After being briefly arrested over his activism Banisadr went to France and studied sociology at the Sorbonne, where he began a doctoral thesis on the destruction of Iranian society under the shah’s absolute monarchy and domination by the US.
Banisadr sought an Islamic government based on freedom, national independence, social justice and prosperity, concepts he developed in Paris where he went on to teach at the Sorbonne, writing on Shia Islam and on his hero Mossadegh. His political and economic solution was a return to a reformed Islamic ideology cultivated by the sociologist Ali Shariati, whom he met in Paris. He attacked the Shah’s suppression of freedoms and the western consumerism that he saw as eroding Islamic society. Ironically, later he would find most of these sins committed by Khomeini’s circle.
After leaving Iran in 1981,
Banisadr lived in Versailles for the rest of his life, under police guard after being targeted by suspected Iranian assassins. He had founded a newspaper, Engelab-e Eslami, in the 1970s and now he relaunched it in Paris; he wrote books and articles; and he gave occasional interviews.

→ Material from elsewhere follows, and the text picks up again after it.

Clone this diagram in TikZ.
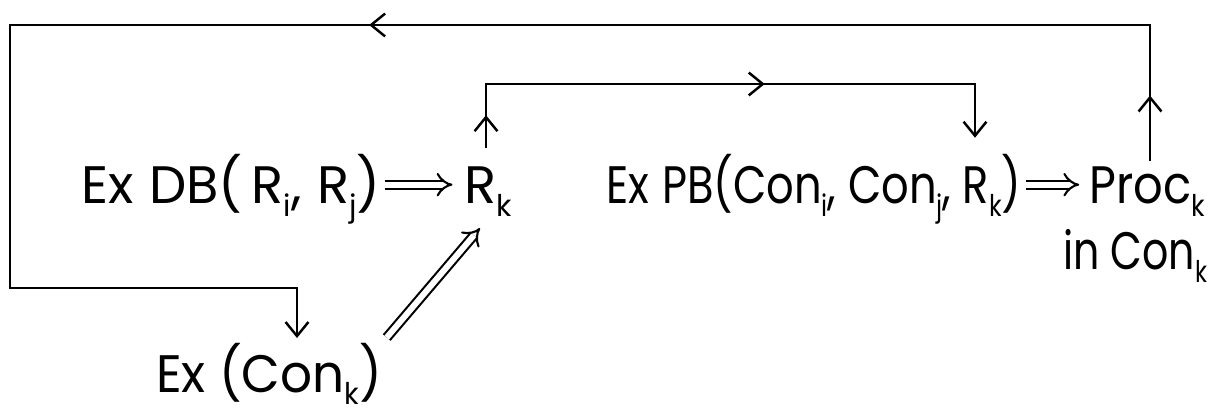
\documentclass[tikz,border=0pt]{standalone}
\usepackage{fontspec}
\setmainfont{Poppins}
\usetikzlibrary{arrows.meta,decorations.markings,calc}
\newcommand\sbx[1]{\raisebox{-0.45ex}{\fontsize{17pt}{17pt}\selectfont #1}}
\begin{document}
\begin{tikzpicture}[x=0.02cm,y=-0.02cm, line width=1.4pt,
  lbl/.style={inner sep=0pt, anchor=base west, font=\fontsize{30pt}{33pt}\selectfont},
  barb/.style={-{Straight Barb[length=8pt,width=13pt]}},
  dbl/.style={double, double distance=3.4pt, line width=1.2pt, -{Implies[length=7pt]}},
  midmark/.style={postaction={decorate}, decoration={markings, mark=at position #1 with {\arrow{Straight Barb[length=8pt,width=13pt]}}}}
]
\useasboundingbox (0,0) rectangle (1213,408);
% texts
\node[lbl] (db) at (80,204) {Ex\hspace{0.3em}DB(\,R\sbx{i},\hspace{0.3em}R\sbx{j})};
\node[lbl] (rk) at (463,204) {R\sbx{k}};
\node[lbl] (pb) at (605,204) {\scalebox{0.82}[1]{Ex\hspace{0.3em}PB(Con\sbx{i}, Con\sbx{j}, R\sbx{k})}};
\node[lbl] (proc) at (1088,204) {\scalebox{0.88}[1]{Proc\sbx{k}}};
\node[lbl] (inc) at (1062,270) {\scalebox{0.78}[1]{in Con\sbx{k}}};
\node[lbl] (exc) at (155,392) {\scalebox{0.95}[1]{Ex (Con\sbx{k})}};
% corners
\coordinate (tr) at (1150,25);
\coordinate (tl) at (10,25);
\coordinate (bl) at (10,288);
\coordinate (bm) at (297,288);
\coordinate (ul) at (486,84);
\coordinate (ur) at (975,84);
% feedback loop
\draw[barb, shorten <=3pt, shorten >=2pt] (proc.north -| tr) -- (tr) -- (tl) -- (bl) -- (bm) -- (exc.north -| bm);
\path[midmark=0.5] (proc.north -| tr) -- (tr);
\path[midmark=0.685] (tr) -- (tl);
% R_k to PB
\draw[barb, shorten <=10pt, shorten >=9pt] (rk.north -| ul) -- (ul) -- (ur) -- (pb.north -| ur);
\path[midmark=0.62] (rk.north -| ul) -- (ul);
\path[midmark=0.57] (ul) -- (ur);
% implications
\draw[dbl, shorten <=2pt, shorten >=6pt] ([yshift=11pt]db.base east) -- ([yshift=11pt]rk.base west);
\draw[dbl, shorten <=2pt, shorten >=5pt] ([yshift=11pt]pb.base east) -- ([yshift=11pt]proc.base west);
\draw[dbl, shorten <=3pt] (exc.north east) -- ($(rk.south)+(-8,10)$);
\end{tikzpicture}
\end{document}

In 2009, he denounced the Iranian government’s conduct after the disputed presidential elections which maintained Mahmoud Ahmadinejad in power. He said the government was “holding on to power solely by means of violence and terror” and accused its leaders of amassing wealth for themselves at the expense of ordinary Iranians.
He is survived by his wife, Azra Hosseini, whom he married in 1961, and three children, Firouzeh, Zahra and Ali.